Meta moves to dismiss Wixen's $102M music publishing lawsuit. Meta filed June 20 to knock out Wixen Music Publishing's lawsuit over 681 works, framing it as a failed licensing negotiation rather than broad copyright misconduct. Hearing set for August 3 in the Central District of California. Why it matters: Platform licensing disputes remain one of the hottest sync-adjacent pressure points. The outcome will shape how publishers approach future negotiations with major tech platforms — and how aggressive they can be in court when those negotiations stall.
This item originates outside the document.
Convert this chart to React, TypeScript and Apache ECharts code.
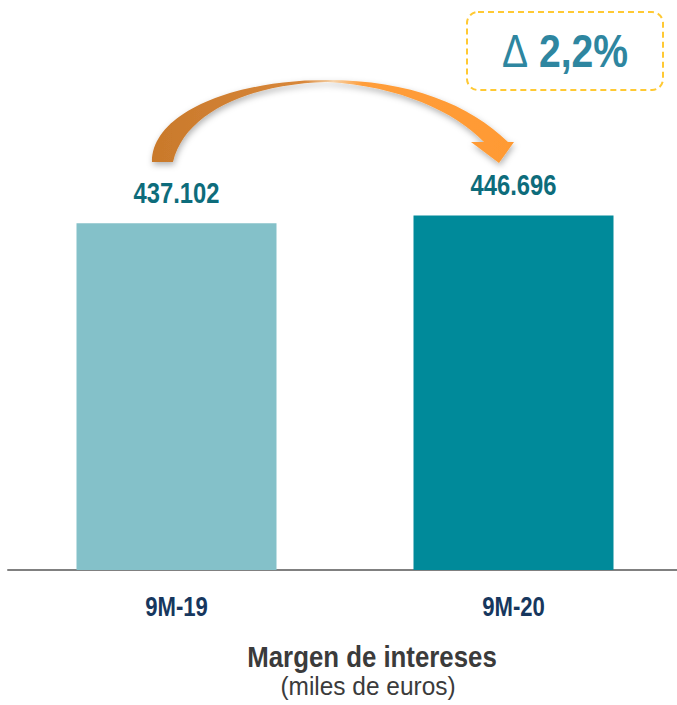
import React, { useEffect, useRef } from "react";
import * as echarts from "echarts";

const categories = ["9M-19", "9M-20"];
const values = [437102, 446696];
const barColors = ["#84c1c9", "#008a9a"];
const titleText = "Margen de intereses";
const subtitleText = "(miles de euros)";

const FONT = "'Liberation Sans', Arial, sans-serif";
const NARROW_SCALE = 0.82;

const fmt = (v: number) => v.toLocaleString("de-DE");

const arrowD =
  "M 152 162 C 152 112 235 80 327 80 C 410 80 470 105 508 142 L 514 142 L 499 163 L 471 142 L 484 142 C 455 112 400 86 327 82 C 250 84 185 112 173 162 Z";

echarts.graphic.registerShape("curvedArrow", echarts.graphic.extendPath(arrowD, {}) as any);

export default function App() {
  const ref = useRef<HTMLDivElement>(null);
  useEffect(() => {
    if (!ref.current) return;
    const chart = echarts.init(ref.current, null, { renderer: "svg" });
    const delta = ((values[1] / values[0] - 1) * 100).toFixed(1).replace(".", ",");
    chart.setOption({
      animation: false,
      grid: { left: 8, right: 0, top: 94, bottom: 135 },
      xAxis: {
        type: "category",
        data: categories,
        axisLine: { show: true, lineStyle: { color: "#808080", width: 2 } },
        axisTick: { show: false },
        axisLabel: { show: false },
      },
      yAxis: {
        type: "value",
        min: 0,
        max: 600000,
        show: false,
        splitLine: { show: false },
      },
      series: [
        {
          type: "bar",
          barWidth: 200,
          data: values.map((v, i) => ({ value: v, itemStyle: { color: barColors[i] } })),
          label: { show: false },
        },
      ],
    });

    const baseY = chart.convertToPixel({ yAxisIndex: 0 }, 0) as number;
    const labelEls: any[] = [];
    categories.forEach((c, i) => {
      const top = chart.convertToPixel({ seriesIndex: 0 }, [i, values[i]]) as number[];
      labelEls.push({
        type: "text",
        z: 11,
        x: top[0],
        y: top[1] - 30,
        scaleX: NARROW_SCALE,
        style: {
          text: fmt(values[i]),
          align: "center",
          verticalAlign: "middle",
          fontSize: 29,
          fontWeight: "bold",
          fontFamily: FONT,
          fill: "#0d6c7b",
        },
      });
      labelEls.push({
        type: "text",
        z: 11,
        x: top[0],
        y: baseY + 36.5,
        scaleX: NARROW_SCALE,
        style: {
          text: c,
          align: "center",
          verticalAlign: "middle",
          fontSize: 27,
          fontWeight: "bold",
          fontFamily: FONT,
          fill: "#17375e",
        },
      });
    });

    chart.setOption({
      graphic: [
        {
          type: "curvedArrow",
          x: 0,
          y: 0,
          z: 10,
          style: {
            fill: new echarts.graphic.LinearGradient(0, 0, 1, 0, [
              { offset: 0, color: "#c9792b" },
              { offset: 0.42, color: "#d8873a" },
              { offset: 0.5, color: "#f6d3aa" },
              { offset: 0.58, color: "#ff9d3a" },
              { offset: 1, color: "#ff9a33" },
            ]),
            shadowBlur: 6,
            shadowOffsetX: 1,
            shadowOffsetY: 3,
            shadowColor: "rgba(0,0,0,0.3)",
          },
        },
        {
          type: "rect",
          z: 10,
          shape: { x: 467, y: 12, width: 196, height: 78, r: 11 },
          style: { fill: "none", stroke: "#ffc933", lineWidth: 2, lineDash: [6, 4] },
        },
        {
          type: "text",
          z: 11,
          x: 565,
          y: 51,
          scaleX: 0.85,
          style: {
            text: "{a|Δ}{b| " + delta + "%}",
            align: "center",
            verticalAlign: "middle",
            rich: {
              a: { fontSize: 46, fontFamily: FONT, fill: "#2e86a0", fontWeight: "normal" },
              b: { fontSize: 46, fontFamily: FONT, fill: "#2e86a0", fontWeight: "bold" },
            },
          },
        },
        ...labelEls,
        {
          type: "text",
          z: 11,
          x: 372,
          y: 657,
          scaleX: 0.89,
          style: {
            text: titleText,
            align: "center",
            verticalAlign: "middle",
            fontSize: 29,
            lineHeight: 27,
            fontWeight: "bold",
            fontFamily: FONT,
            fill: "#3b3b3b",
          },
        },
        {
          type: "text",
          z: 11,
          x: 368,
          y: 686,
          scaleX: 0.94,
          style: {
            text: subtitleText,
            align: "center",
            verticalAlign: "middle",
            fontSize: 26,
            lineHeight: 24,
            fontFamily: FONT,
            fill: "#3b3b3b",
          },
        },
      ],
    });
    return () => chart.dispose();
  }, []);
  return (
    <div
      style={{ position: "absolute", left: 0, top: 0, width: 677, height: 705, overflow: "hidden", background: "#fff" }}
    >
      <div ref={ref} style={{ width: 682, height: 705 }} />
    </div>
  );
}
NO FAKES Act clears Senate Judiciary. The bipartisan Nurture Originals, Foster Art, and Keep Entertainment Safe Act of 2026 advanced by unanimous voice vote on June 18, establishing a new federal IP right covering digital replication of voice and visual likeness by generative AI. Backed by the RIAA. The most consequential AI-and-music legislative development of the year so far — and if it clears the full Senate and House, every sync involving a recognizable vocal identity will need explicit, federally-protected consent.
Rewind: NMPA strikes industry-wide AI licensing deals with Udio and KLAY. Worth resurfacing because the news context this week depends on it: at NMPA’s annual meeting on June 10, president and CEO David Israelite announced the first-ever industry-wide AI music licensing deals — with Udio and KLAY — establishing a 50/50 split between songs and recordings on AI training income. That’s a precedent-setting departure from the streaming model, where recordings earn more than 3x what songs do. NMPA members started reviewing the Udio agreement on June 15; the KLAY deal launches later this summer. Israelite also announced an AI Songs Summit in Nashville this fall.
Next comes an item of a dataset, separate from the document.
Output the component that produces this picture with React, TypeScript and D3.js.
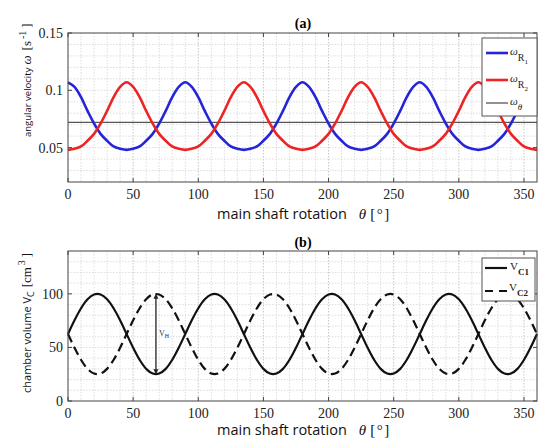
import React from "react";
import * as d3 from "d3";

// main shaft angle samples (deg)
const theta = [
  0, 5, 10, 15, 20, 25, 30, 35, 40, 45, 50, 55, 60, 65, 70, 75, 80, 85, 90, 95,
  100, 105, 110, 115, 120, 125, 130, 135, 140, 145, 150, 155, 160, 165, 170,
  175, 180, 185, 190, 195, 200, 205, 210, 215, 220, 225, 230, 235, 240, 245,
  250, 255, 260, 265, 270, 275, 280, 285, 290, 295, 300, 305, 310, 315, 320,
  325, 330, 335, 340, 345, 350, 355, 360,
];

// (a) angular velocities
const omegaR1 = [
  0.107, 0.103, 0.094, 0.082, 0.071, 0.062, 0.056, 0.051, 0.049, 0.048, 0.049,
  0.051, 0.056, 0.062, 0.071, 0.082, 0.094, 0.103, 0.107, 0.103, 0.094, 0.082,
  0.071, 0.062, 0.056, 0.051, 0.049, 0.048, 0.049, 0.051, 0.056, 0.062, 0.071,
  0.082, 0.094, 0.103, 0.107, 0.103, 0.094, 0.082, 0.071, 0.062, 0.056, 0.051,
  0.049, 0.048, 0.049, 0.051, 0.056, 0.062, 0.071, 0.082, 0.094, 0.103, 0.107,
  0.103, 0.094, 0.082, 0.071, 0.062, 0.056, 0.051, 0.049, 0.048, 0.049, 0.051,
  0.056, 0.062, 0.071, 0.082, 0.094, 0.103, 0.107,
];
const omegaR2 = [
  0.048, 0.049, 0.051, 0.056, 0.062, 0.071, 0.082, 0.094, 0.103, 0.107, 0.103,
  0.094, 0.082, 0.071, 0.062, 0.056, 0.051, 0.049, 0.048, 0.049, 0.051, 0.056,
  0.062, 0.071, 0.082, 0.094, 0.103, 0.107, 0.103, 0.094, 0.082, 0.071, 0.062,
  0.056, 0.051, 0.049, 0.048, 0.049, 0.051, 0.056, 0.062, 0.071, 0.082, 0.094,
  0.103, 0.107, 0.103, 0.094, 0.082, 0.071, 0.062, 0.056, 0.051, 0.049, 0.048,
  0.049, 0.051, 0.056, 0.062, 0.071, 0.082, 0.094, 0.103, 0.107, 0.103, 0.094,
  0.082, 0.071, 0.062, 0.056, 0.051, 0.049, 0.048,
];
const omegaTheta = 0.072;

// (b) chamber volumes
const vC1 = [
  62.5, 75.3, 86.6, 95.0, 99.4, 99.4, 95.0, 86.6, 75.3, 62.5, 49.7, 38.4, 30.0,
  25.6, 25.6, 30.0, 38.4, 49.7, 62.5, 75.3, 86.6, 95.0, 99.4, 99.4, 95.0, 86.6,
  75.3, 62.5, 49.7, 38.4, 30.0, 25.6, 25.6, 30.0, 38.4, 49.7, 62.5, 75.3, 86.6,
  95.0, 99.4, 99.4, 95.0, 86.6, 75.3, 62.5, 49.7, 38.4, 30.0, 25.6, 25.6, 30.0,
  38.4, 49.7, 62.5, 75.3, 86.6, 95.0, 99.4, 99.4, 95.0, 86.6, 75.3, 62.5, 49.7,
  38.4, 30.0, 25.6, 25.6, 30.0, 38.4, 49.7, 62.5,
];
const vC2 = [
  62.5, 49.7, 38.4, 30.0, 25.6, 25.6, 30.0, 38.4, 49.7, 62.5, 75.3, 86.6, 95.0,
  99.4, 99.4, 95.0, 86.6, 75.3, 62.5, 49.7, 38.4, 30.0, 25.6, 25.6, 30.0, 38.4,
  49.7, 62.5, 75.3, 86.6, 95.0, 99.4, 99.4, 95.0, 86.6, 75.3, 62.5, 49.7, 38.4,
  30.0, 25.6, 25.6, 30.0, 38.4, 49.7, 62.5, 75.3, 86.6, 95.0, 99.4, 99.4, 95.0,
  86.6, 75.3, 62.5, 49.7, 38.4, 30.0, 25.6, 25.6, 30.0, 38.4, 49.7, 62.5, 75.3,
  86.6, 95.0, 99.4, 99.4, 95.0, 86.6, 75.3, 62.5,
];
// V_H marker: angle and volume span
const vHTheta = 67.5;
const vHRange = [25, 100];

const xTicks = [0, 50, 100, 150, 200, 250, 300, 350];
const omegaTicks = [0.05, 0.1, 0.15];
const volumeTicks = [0, 50, 100];

const W = 539;
const H = 439;
const SERIF = "'Liberation Serif', 'Times New Roman', serif";
const SANS = "'Open Sans', 'Liberation Sans', sans-serif";

const x = d3.scaleLinear().domain([0, 360]).range([68, 537]);

function Frame({ y, ticks, minor, fmt }) {
  const [yb, yt] = y.range();
  const [x0, x1] = x.range();
  const xMinor = d3.range(10, 360, 10);
  return (
    <g>
      <rect x={x0} y={yt} width={x1 - x0} height={yb - yt} fill="#fff" />
      {xMinor.map((v) => (
        <line key={"gx" + v} x1={x(v)} x2={x(v)} y1={yt} y2={yb}
          stroke={v % 50 === 0 ? "#b8b8b8" : "#d4d4d4"} strokeWidth={0.8} strokeDasharray="1.5,1.5" />
      ))}
      {minor.map((v) => (
        <line key={"gy" + v} x1={x0} x2={x1} y1={y(v)} y2={y(v)}
          stroke="#d4d4d4" strokeWidth={0.8} strokeDasharray="1.5,1.5" />
      ))}
      {xTicks.map((v) => (
        <g key={"tx" + v}>
          <line x1={x(v)} x2={x(v)} y1={yb} y2={yb - 4} stroke="#444" />
          <line x1={x(v)} x2={x(v)} y1={yt} y2={yt + 4} stroke="#444" />
          <text x={x(v)} y={yb + 17} textAnchor="middle" fontFamily={SERIF} fontSize={14} fill="#222">
            {v}
          </text>
        </g>
      ))}
      {ticks.map((v) => (
        <g key={"ty" + v}>
          <line x1={x0} x2={x0 + 4} y1={y(v)} y2={y(v)} stroke="#444" />
          <line x1={x1} x2={x1 - 4} y1={y(v)} y2={y(v)} stroke="#444" />
          <text x={x0 - 5} y={y(v) + 5} textAnchor="end" fontFamily={SERIF} fontSize={14} fill="#222">
            {fmt(v)}
          </text>
        </g>
      ))}
    </g>
  );
}

function Box({ y }) {
  const [yb, yt] = y.range();
  const [x0, x1] = x.range();
  return <rect x={x0} y={yt} width={x1 - x0} height={yb - yt} fill="none" stroke="#444" strokeWidth={1} />;
}

function XLabel({ baseline }) {
  return (
    <text x={217} y={baseline} fontFamily={SANS} fontSize={14.5} fill="#111">
      main shaft rotation
      <tspan dx={12} fontFamily={SERIF} fontStyle="italic" fontSize={15}>θ</tspan>
      <tspan dx={4} fontFamily={SERIF} fontSize={15} letterSpacing={1.5}>[°]</tspan>
    </text>
  );
}

export default function App() {
  const yA = d3.scaleLinear().domain([0.02, 0.15]).range([182, 33]);
  const yB = d3.scaleLinear().domain([0, 140]).range([401, 251]);

  const curve = d3.curveCatmullRom.alpha(0.5);
  const lineA = d3.line<number>().x((_, i) => x(theta[i])).y((d) => yA(d)).curve(curve);
  const lineB = d3.line<number>().x((_, i) => x(theta[i])).y((d) => yB(d)).curve(curve);

  const vx = x(vHTheta);
  const vLo = yB(vHRange[0]);
  const vHi = yB(vHRange[1]);

  return (
    <svg width={W} height={H} style={{ position: "absolute", left: 0, top: 0, background: "#fff" }}>
      {/* ---------- (a) ---------- */}
      <text x={303} y={28} textAnchor="middle" fontFamily={SERIF} fontWeight="bold" fontSize={14}>(a)</text>
      <Frame y={yA} ticks={omegaTicks} minor={d3.range(0.03, 0.145, 0.01)} fmt={(v) => String(+v.toFixed(2))} />
      <line x1={x(0)} x2={x(360)} y1={yA(omegaTheta)} y2={yA(omegaTheta)} stroke="#555" strokeWidth={1.3} />
      <path d={lineA(omegaR1)} fill="none" stroke="#2424d8" strokeWidth={2.6} />
      <path d={lineA(omegaR2)} fill="none" stroke="#ec2424" strokeWidth={2.6} />
      <Box y={yA} />
      <g>
        <rect x={482} y={38} width={55} height={78} fill="#fff" stroke="#555" strokeWidth={1} />
        <line x1={486} x2={508} y1={53} y2={53} stroke="#2424d8" strokeWidth={2.6} />
        <line x1={486} x2={508} y1={80} y2={80} stroke="#ec2424" strokeWidth={2.6} />
        <line x1={486} x2={508} y1={103} y2={103} stroke="#555" strokeWidth={1.3} />
        <text x={510} y={55} fontFamily={SERIF} fontSize={11} fill="#222">
          <tspan fontStyle="italic">ω</tspan>
          <tspan dy={6} fontSize={10}>R</tspan>
          <tspan dy={3} fontSize={7}>1</tspan>
        </text>
        <text x={510} y={82} fontFamily={SERIF} fontSize={11} fill="#222">
          <tspan fontStyle="italic">ω</tspan>
          <tspan dy={6} fontSize={10}>R</tspan>
          <tspan dy={3} fontSize={7}>2</tspan>
        </text>
        <text x={510} y={105} fontFamily={SERIF} fontSize={11} fill="#222">
          <tspan fontStyle="italic">ω</tspan>
          <tspan dy={5} fontSize={9} fontStyle="italic">θ</tspan>
        </text>
      </g>
      <text transform="translate(31,137) rotate(-90)" fontFamily={SANS} fontSize={9.5} fill="#111">
        angular velocity
        <tspan dx={3} fontFamily={SERIF} fontStyle="italic" fontSize={13}>ω</tspan>
        <tspan dx={5} fontFamily={SERIF} fontSize={13}>[s</tspan>
        <tspan dx={2} dy={-5} fontFamily={SERIF} fontSize={10}>-1</tspan>
        <tspan dx={3} dy={5} fontFamily={SERIF} fontSize={13}>]</tspan>
      </text>
      <XLabel baseline={219} />

      {/* ---------- (b) ---------- */}
      <text x={303} y={247} textAnchor="middle" fontFamily={SERIF} fontWeight="bold" fontSize={14}>(b)</text>
      <Frame y={yB} ticks={volumeTicks} minor={d3.range(10, 140, 10)} fmt={(v) => String(v)} />
      <path d={lineB(vC2)} fill="none" stroke="#111" strokeWidth={2.2} strokeDasharray="9,5" />
      <path d={lineB(vC1)} fill="none" stroke="#111" strokeWidth={2.2} />
      <line x1={vx} x2={vx} y1={vHi + 2} y2={vLo - 2} stroke="#222" strokeWidth={1.3} />
      <path d={`M${vx},${vHi} l-2.5,5 h5 z`} fill="#222" />
      <path d={`M${vx},${vLo} l-2.5,-5 h5 z`} fill="#222" />
      <text x={vx + 3} y={336} fontFamily={SERIF} fontSize={8} fill="#333">
        V<tspan dy={2} fontSize={6}>H</tspan>
      </text>
      <Box y={yB} />
      <g>
        <rect x={482} y={258} width={53} height={43} fill="#fff" stroke="#555" strokeWidth={1} />
        <line x1={485} x2={507} y1={268} y2={268} stroke="#111" strokeWidth={2.2} />
        <line x1={485} x2={507} y1={291} y2={291} stroke="#111" strokeWidth={2.2} strokeDasharray="8,6" />
        <text x={510} y={270} fontFamily={SERIF} fontSize={11} fill="#222">
          V<tspan dy={5} fontSize={9} fontWeight="bold">C1</tspan>
        </text>
        <text x={509} y={291} fontFamily={SERIF} fontSize={11} fill="#222">
          V<tspan dy={5} fontSize={9} fontWeight="bold">C2</tspan>
        </text>
      </g>
      <text transform="translate(31,393) rotate(-90)" fontFamily={SANS} fontSize={11} fill="#111">
        chamber volume V
        <tspan dy={3} fontSize={9}>C</tspan>
        <tspan dx={4} dy={-3} fontFamily={SERIF} fontSize={13}>[cm</tspan>
        <tspan dx={2} dy={-6} fontFamily={SERIF} fontSize={10}>3</tspan>
        <tspan dx={3} dy={6} fontFamily={SERIF} fontSize={13}>]</tspan>
      </text>
      <XLabel baseline={435} />
    </svg>
  );
}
Why we’re circling back: the EMMA-led coalition letter was a direct response to these deals.
Rights + Royalties
31-organization coalition draws a line on AI default opt-ins. The European Music Managers Alliance, alongside the Music Artists Coalition (chaired by Irving Azoff), Songwriters of North America and 28 others issued an open letter on June 22 protesting “default opt-in” terms in AI licensing deals being negotiated by major labels and publishers with platforms like Suno and Udio. Demands: explicit creator consent, full transparency, fair compensation splits. The letter lands directly on the heels of the NMPA’s June 10 Udio/KLAY deals — putting management and creator-side organizations in pointed dialogue with publisher-side deal-makers.
AMM Take: The publisher-side and management-side are now negotiating from different rooms on AI. Watch how that gap closes — or widens — through the back half of summer.
Events: Happening Around the World
Cannes Lions International Festival of Creativity — June 22–26, Cannes. The 73rd edition, 15,000+ delegates from 100+ countries at the Palais des Festivals. Apple joins the juries for the first time. For the sync business specifically: every major brand, agency, music-supervision house, and creative-tech platform is on the Croisette this week — Spotify Beach, Meta Beach, Amazon Port, the Canva Creative Cabana — and the brand-music briefs scoped here will shape Q3 and Q4 placements.
AMM Take: One of the most important sync weeks of the year. The advertising music briefs scoped this week become the campaigns you'll hear in the second half of 2026.
Annecy International Animation Film Festival + Mifa Market — June 21–27, Annecy, France. The 50th-anniversary edition of the world’s largest animation festival, with the Mifa market running June 23–26. Studio slates being previewed: Illumination (Minions & Monsters, opening film), Pixar (Gatto), Laika (Wildwood), Netflix (Brad Bird’s Ray Gunn; Ghostbusters: Night Shift), Warner Bros./DC (Mister Miracle, Starfire, Creature Commandos). Honorary Cristals to Mike Judge and the Brothers Quay. Also notable: a working session on the foundations for a white paper on AI in animation.
AMM Take: Animation has quietly become a top-three growth lane for screen scoring and song placement alongside gaming and themed entertainment.